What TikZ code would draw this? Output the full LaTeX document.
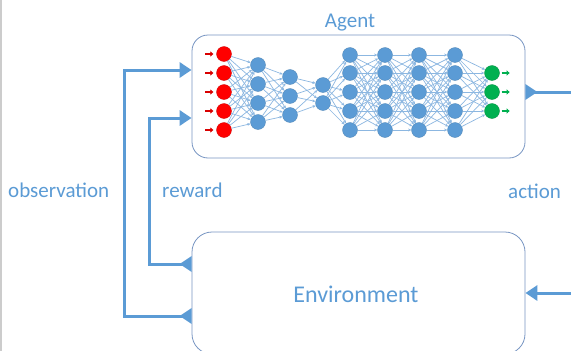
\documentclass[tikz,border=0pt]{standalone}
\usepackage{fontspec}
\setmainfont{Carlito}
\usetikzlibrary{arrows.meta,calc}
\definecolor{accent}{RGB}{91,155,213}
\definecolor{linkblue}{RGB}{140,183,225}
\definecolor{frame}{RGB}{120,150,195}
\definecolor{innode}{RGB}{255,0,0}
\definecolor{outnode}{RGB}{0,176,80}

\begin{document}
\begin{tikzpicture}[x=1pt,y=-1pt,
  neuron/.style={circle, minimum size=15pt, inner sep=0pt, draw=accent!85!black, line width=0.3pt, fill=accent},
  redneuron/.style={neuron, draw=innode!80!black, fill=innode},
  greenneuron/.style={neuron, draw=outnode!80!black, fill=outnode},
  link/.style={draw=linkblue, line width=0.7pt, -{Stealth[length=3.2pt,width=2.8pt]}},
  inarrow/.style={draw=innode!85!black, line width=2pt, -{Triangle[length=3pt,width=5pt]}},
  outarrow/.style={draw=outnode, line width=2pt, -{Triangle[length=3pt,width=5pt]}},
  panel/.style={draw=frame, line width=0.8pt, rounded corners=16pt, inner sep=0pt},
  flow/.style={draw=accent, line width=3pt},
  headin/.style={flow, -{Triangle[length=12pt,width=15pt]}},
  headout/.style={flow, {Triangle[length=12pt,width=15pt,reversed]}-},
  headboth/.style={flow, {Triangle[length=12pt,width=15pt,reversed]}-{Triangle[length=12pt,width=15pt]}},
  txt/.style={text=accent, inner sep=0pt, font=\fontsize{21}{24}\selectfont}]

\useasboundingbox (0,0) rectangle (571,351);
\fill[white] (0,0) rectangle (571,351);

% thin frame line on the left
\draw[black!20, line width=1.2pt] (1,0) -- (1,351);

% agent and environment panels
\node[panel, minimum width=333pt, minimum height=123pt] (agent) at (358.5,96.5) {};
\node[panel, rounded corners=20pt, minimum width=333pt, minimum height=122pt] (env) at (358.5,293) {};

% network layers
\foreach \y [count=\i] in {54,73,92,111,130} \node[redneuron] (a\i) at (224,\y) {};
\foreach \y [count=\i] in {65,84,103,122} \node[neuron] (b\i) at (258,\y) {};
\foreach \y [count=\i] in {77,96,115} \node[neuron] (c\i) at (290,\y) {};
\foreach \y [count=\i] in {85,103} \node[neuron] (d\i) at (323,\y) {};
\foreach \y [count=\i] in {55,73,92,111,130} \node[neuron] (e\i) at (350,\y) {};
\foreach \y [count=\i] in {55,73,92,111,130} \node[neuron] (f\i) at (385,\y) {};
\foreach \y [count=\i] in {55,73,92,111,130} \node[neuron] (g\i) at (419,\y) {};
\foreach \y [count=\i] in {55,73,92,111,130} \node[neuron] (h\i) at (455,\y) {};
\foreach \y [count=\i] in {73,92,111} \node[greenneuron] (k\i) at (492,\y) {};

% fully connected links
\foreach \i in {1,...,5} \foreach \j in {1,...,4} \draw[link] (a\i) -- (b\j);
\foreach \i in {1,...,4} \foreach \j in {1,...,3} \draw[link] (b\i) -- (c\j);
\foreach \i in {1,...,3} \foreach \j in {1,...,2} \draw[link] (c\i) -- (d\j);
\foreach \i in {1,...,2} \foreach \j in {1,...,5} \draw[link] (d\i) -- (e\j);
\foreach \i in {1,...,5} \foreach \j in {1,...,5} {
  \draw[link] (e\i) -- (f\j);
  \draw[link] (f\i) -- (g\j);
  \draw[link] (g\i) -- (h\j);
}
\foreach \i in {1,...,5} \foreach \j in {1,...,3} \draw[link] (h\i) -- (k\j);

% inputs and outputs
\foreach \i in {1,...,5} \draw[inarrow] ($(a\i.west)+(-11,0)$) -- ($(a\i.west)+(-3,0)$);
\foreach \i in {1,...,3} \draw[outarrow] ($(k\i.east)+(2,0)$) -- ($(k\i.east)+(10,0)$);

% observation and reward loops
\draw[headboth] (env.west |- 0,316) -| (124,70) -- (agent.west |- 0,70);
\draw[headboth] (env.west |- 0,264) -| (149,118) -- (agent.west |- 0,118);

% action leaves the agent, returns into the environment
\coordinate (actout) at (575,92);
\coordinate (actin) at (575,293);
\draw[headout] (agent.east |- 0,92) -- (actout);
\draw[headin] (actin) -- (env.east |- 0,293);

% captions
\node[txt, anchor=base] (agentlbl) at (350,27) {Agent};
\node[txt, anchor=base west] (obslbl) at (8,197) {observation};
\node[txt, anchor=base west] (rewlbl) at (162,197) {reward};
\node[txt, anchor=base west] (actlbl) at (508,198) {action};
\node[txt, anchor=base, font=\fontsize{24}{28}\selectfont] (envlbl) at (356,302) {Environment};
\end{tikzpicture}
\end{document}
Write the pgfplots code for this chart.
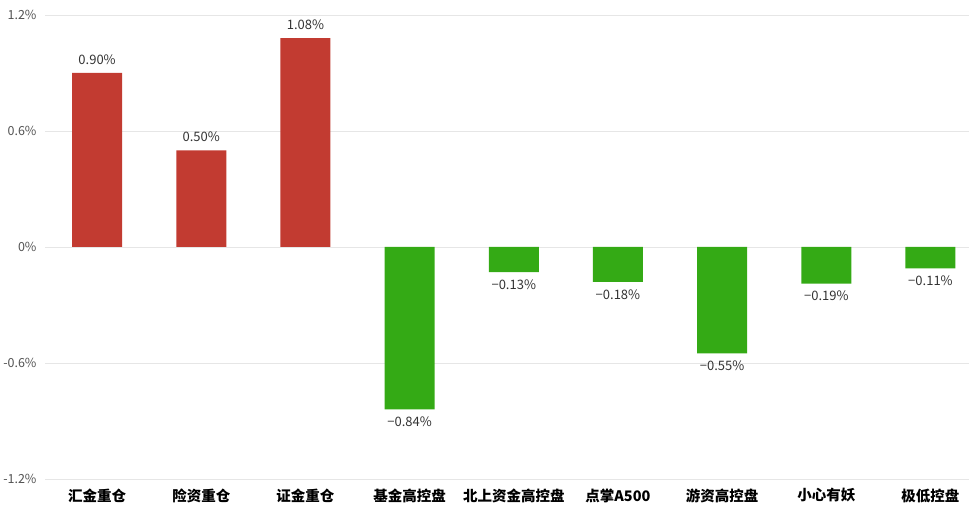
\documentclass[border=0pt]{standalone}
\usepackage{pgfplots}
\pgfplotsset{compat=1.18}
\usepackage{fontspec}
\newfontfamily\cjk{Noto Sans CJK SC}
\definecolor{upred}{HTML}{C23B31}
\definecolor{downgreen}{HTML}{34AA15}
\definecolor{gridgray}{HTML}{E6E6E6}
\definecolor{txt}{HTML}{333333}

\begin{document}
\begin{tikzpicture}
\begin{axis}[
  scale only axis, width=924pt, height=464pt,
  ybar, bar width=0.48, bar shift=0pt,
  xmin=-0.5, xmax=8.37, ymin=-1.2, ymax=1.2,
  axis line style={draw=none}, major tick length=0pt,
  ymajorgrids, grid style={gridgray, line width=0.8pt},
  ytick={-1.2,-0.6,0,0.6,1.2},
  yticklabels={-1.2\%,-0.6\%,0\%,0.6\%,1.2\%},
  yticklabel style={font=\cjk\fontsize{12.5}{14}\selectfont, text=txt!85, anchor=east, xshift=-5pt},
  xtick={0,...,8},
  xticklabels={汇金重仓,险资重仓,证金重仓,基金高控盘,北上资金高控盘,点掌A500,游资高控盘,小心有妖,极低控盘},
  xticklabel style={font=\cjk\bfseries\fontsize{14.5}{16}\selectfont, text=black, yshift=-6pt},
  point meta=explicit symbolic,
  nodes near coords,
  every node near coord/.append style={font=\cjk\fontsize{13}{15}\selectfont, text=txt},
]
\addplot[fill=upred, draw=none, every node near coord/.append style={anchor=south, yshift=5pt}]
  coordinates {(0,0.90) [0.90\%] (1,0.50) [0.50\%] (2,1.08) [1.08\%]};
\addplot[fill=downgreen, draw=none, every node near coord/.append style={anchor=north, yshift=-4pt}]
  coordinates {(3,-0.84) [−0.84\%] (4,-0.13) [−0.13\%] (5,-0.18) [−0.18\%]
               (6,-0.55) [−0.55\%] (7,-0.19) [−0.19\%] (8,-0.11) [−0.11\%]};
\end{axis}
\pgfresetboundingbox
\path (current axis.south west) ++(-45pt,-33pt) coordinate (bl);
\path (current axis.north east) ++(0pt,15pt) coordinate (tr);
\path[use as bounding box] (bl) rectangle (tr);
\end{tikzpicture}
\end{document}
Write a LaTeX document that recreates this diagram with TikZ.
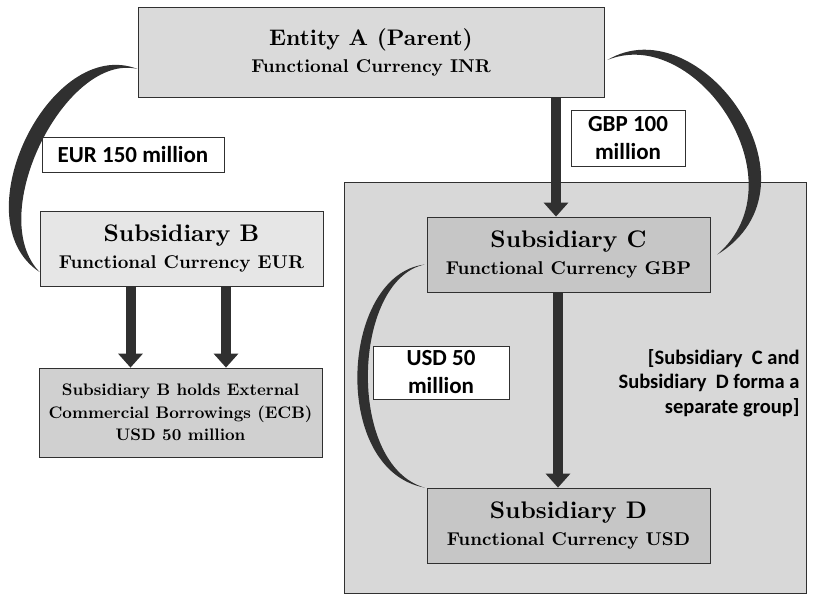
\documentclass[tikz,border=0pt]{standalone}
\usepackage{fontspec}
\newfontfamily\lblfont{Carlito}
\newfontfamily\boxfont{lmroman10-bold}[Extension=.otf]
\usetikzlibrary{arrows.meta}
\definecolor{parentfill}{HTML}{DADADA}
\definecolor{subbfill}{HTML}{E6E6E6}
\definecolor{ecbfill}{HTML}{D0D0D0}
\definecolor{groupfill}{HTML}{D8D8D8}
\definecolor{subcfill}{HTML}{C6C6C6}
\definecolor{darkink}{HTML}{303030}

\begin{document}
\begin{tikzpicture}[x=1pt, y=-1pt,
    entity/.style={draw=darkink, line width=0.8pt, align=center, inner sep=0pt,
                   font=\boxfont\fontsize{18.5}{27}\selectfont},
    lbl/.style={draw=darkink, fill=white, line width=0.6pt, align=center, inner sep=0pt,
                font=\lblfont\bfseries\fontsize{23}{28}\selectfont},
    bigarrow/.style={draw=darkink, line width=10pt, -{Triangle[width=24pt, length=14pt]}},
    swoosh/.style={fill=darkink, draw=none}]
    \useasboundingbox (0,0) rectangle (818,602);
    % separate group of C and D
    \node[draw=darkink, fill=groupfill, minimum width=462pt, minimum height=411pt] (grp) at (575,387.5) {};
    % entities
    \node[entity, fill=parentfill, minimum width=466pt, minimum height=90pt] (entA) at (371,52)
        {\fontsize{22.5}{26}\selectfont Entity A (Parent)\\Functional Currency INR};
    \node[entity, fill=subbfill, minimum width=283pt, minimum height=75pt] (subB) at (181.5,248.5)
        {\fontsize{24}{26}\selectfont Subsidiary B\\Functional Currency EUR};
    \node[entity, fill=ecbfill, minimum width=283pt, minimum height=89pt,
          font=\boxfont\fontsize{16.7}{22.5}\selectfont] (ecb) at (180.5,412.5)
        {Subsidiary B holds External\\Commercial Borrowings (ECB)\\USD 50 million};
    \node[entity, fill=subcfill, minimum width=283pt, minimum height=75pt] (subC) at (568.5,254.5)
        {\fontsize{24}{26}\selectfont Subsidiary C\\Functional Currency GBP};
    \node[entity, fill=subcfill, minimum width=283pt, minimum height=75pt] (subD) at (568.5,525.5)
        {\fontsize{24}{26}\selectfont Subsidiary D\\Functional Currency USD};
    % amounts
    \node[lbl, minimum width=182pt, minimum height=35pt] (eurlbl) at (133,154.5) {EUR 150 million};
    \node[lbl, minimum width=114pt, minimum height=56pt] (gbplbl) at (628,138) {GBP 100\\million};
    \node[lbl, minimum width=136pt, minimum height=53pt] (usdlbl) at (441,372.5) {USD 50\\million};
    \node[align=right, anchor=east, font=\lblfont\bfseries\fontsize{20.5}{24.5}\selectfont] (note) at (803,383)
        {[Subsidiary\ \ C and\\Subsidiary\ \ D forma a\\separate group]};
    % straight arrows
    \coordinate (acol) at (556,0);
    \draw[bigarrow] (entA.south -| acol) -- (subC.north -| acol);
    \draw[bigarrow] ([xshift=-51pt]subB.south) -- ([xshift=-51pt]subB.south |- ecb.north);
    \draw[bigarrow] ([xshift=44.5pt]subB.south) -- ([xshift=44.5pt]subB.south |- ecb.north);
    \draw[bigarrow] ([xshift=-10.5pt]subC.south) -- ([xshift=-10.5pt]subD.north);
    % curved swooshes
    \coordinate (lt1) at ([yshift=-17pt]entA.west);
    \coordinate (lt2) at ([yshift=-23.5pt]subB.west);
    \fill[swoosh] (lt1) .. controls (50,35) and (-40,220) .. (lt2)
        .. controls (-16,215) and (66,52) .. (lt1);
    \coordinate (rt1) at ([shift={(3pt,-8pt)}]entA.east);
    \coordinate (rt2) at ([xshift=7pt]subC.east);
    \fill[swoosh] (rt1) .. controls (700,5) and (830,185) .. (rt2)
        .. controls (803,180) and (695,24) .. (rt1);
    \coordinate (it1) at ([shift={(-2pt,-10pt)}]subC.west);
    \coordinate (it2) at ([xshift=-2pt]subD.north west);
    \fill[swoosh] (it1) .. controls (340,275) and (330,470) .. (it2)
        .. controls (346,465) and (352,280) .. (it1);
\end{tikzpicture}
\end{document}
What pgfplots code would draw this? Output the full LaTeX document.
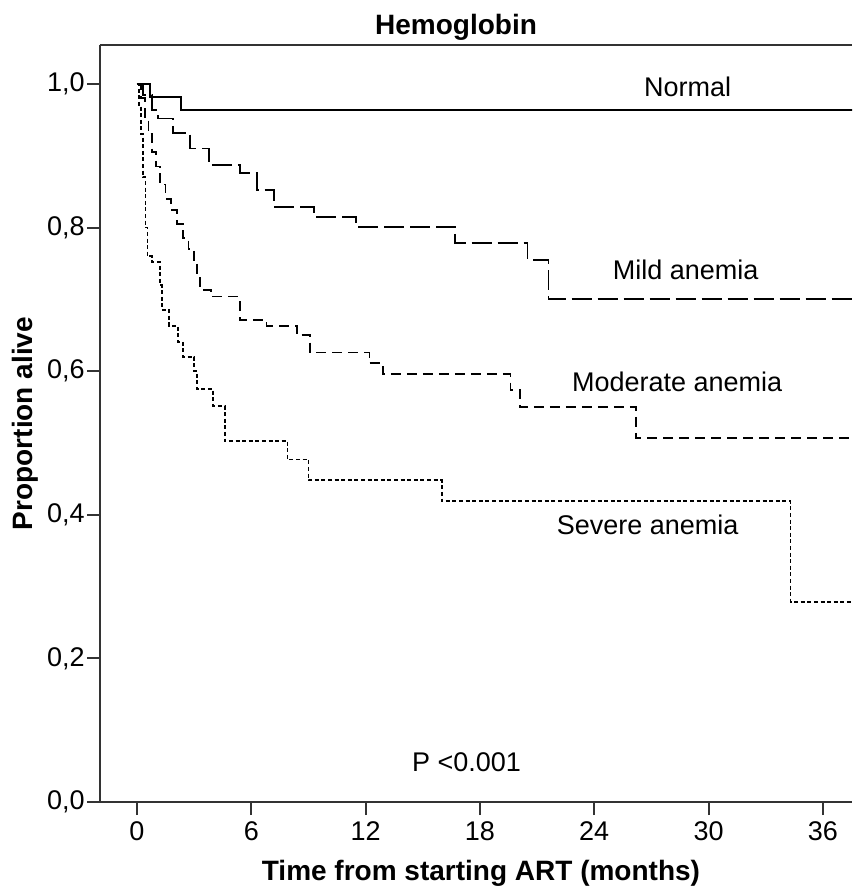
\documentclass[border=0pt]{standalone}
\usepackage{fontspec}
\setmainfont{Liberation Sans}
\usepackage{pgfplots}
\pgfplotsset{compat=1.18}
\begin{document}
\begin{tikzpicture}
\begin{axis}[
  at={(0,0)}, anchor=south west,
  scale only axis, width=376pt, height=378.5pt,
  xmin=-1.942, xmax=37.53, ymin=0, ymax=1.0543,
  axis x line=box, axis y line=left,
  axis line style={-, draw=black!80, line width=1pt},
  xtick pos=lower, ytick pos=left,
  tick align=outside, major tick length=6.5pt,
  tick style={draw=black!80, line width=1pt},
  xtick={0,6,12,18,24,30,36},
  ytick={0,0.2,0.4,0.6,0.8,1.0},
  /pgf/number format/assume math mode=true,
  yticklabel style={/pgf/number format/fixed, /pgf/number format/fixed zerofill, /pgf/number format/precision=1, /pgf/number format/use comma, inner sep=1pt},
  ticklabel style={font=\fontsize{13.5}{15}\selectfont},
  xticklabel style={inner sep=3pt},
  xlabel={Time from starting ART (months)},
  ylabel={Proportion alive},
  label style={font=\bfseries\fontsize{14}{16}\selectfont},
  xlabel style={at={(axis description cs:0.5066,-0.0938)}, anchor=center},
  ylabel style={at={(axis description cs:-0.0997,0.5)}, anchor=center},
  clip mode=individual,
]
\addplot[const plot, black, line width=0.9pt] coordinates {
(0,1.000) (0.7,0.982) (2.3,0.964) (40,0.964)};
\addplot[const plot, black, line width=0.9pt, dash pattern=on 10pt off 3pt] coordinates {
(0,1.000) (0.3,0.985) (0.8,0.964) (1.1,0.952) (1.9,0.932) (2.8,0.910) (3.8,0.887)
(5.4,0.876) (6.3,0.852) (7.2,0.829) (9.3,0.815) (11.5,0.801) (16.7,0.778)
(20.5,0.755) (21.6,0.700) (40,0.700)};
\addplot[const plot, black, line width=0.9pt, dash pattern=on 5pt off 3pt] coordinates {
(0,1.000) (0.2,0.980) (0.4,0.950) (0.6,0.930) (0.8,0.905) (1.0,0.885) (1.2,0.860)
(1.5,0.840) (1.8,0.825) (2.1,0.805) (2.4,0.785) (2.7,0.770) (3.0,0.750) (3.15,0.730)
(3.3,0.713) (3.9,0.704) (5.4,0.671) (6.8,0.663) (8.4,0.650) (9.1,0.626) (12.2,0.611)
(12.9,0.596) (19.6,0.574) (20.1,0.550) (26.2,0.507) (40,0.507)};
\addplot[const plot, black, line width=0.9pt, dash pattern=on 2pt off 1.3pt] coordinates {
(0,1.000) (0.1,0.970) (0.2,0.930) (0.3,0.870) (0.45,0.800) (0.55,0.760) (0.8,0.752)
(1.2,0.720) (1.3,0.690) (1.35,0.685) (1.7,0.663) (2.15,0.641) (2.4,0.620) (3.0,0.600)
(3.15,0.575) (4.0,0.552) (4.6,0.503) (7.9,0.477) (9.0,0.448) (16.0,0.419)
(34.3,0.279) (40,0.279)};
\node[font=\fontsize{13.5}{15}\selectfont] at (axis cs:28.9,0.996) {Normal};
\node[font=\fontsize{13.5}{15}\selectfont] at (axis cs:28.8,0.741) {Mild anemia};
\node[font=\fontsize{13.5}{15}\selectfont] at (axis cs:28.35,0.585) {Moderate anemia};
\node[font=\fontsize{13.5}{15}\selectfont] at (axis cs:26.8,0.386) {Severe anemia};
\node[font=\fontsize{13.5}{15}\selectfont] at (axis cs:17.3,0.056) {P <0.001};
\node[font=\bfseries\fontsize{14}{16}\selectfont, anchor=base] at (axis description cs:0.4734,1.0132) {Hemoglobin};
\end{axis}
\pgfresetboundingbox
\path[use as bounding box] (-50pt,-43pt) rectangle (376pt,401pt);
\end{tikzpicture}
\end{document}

_REQUIRED TASK:_
Search the records above for "LaTeX". Copy each line where it is found.

_ANSWER TO THE PROBLEM:_
What TikZ code would draw this? Output the full LaTeX document.
Write a LaTeX document that recreates this diagram with TikZ.
What pgfplots code would draw this? Output the full LaTeX document.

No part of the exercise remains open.